In the case where the arrows are not stuck in said circuit (in the case of an open circuit), the high voltage can multiply and damage the elements before it. In order to prevent this situation, discharge is provided over the selected resistance value. Adjusting the working range is determined according to the desired working style. If it is desired to work only inside the body (2), a lower resistance value can be used. By selecting the resistance value of 50-100 times the selected resistance value, both safety and operating range are determined. For example, when the internal resistance of the body is 500 ohm and the resistance value of 50k is selected, the current completes itself from 500 ohms, which is the easy way, i.e., from the human body. By means of the circuit developed with the invention, it is possible to make a stun gun with a touch mode, with cable or in bullet shape. The body resistances of the three models mentioned are different from each other. For this reason, as mentioned above, the operating range should be determined before determining the resistance value. If it is thought that the arrows are not stuck, the circuit will be an open circuit and the voltage on the components will increase and burn the circuit. The circuit is protected by providing discharge with the placed resistance (50k). However, it does not work in this way with touch mode.

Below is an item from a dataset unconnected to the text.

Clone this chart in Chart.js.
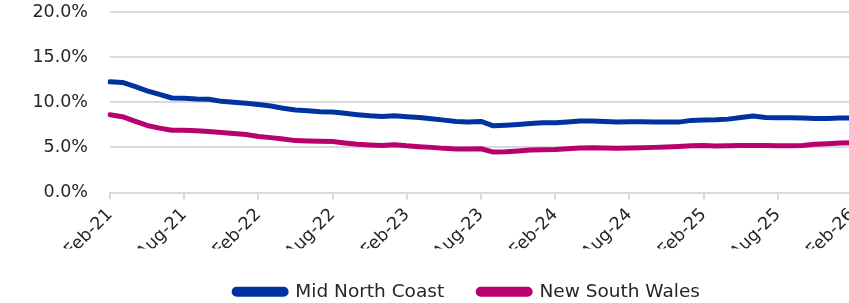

A higher resistance value is used to ensure that one of the arrows is fully inserted and the other is not fully inserted, so that it remains within the desired operation. The expression that reads “if one of the arrows is stuck and the other is not fully stuck” is related to the output resistance. For example, if the output resistance is 500 ohms when the arrows are fully stuck, this value can be 50k ohms when one of the arrows is not stuck.

With the circuit developed by the invention, a design that can lock muscles even at a distance of 1 cm has been achieved.

It is an electroshock circuit in which the muscle is neutralized for the duration of the action by applying a pulsed signal, unlike the contact stun guns.

The developed shock circuit design occupies less space than half of the standard shock circuits. For this reason, by placing two different shock circuits inside the stun gun, both attackers can be neutralized easily, regardless of distance.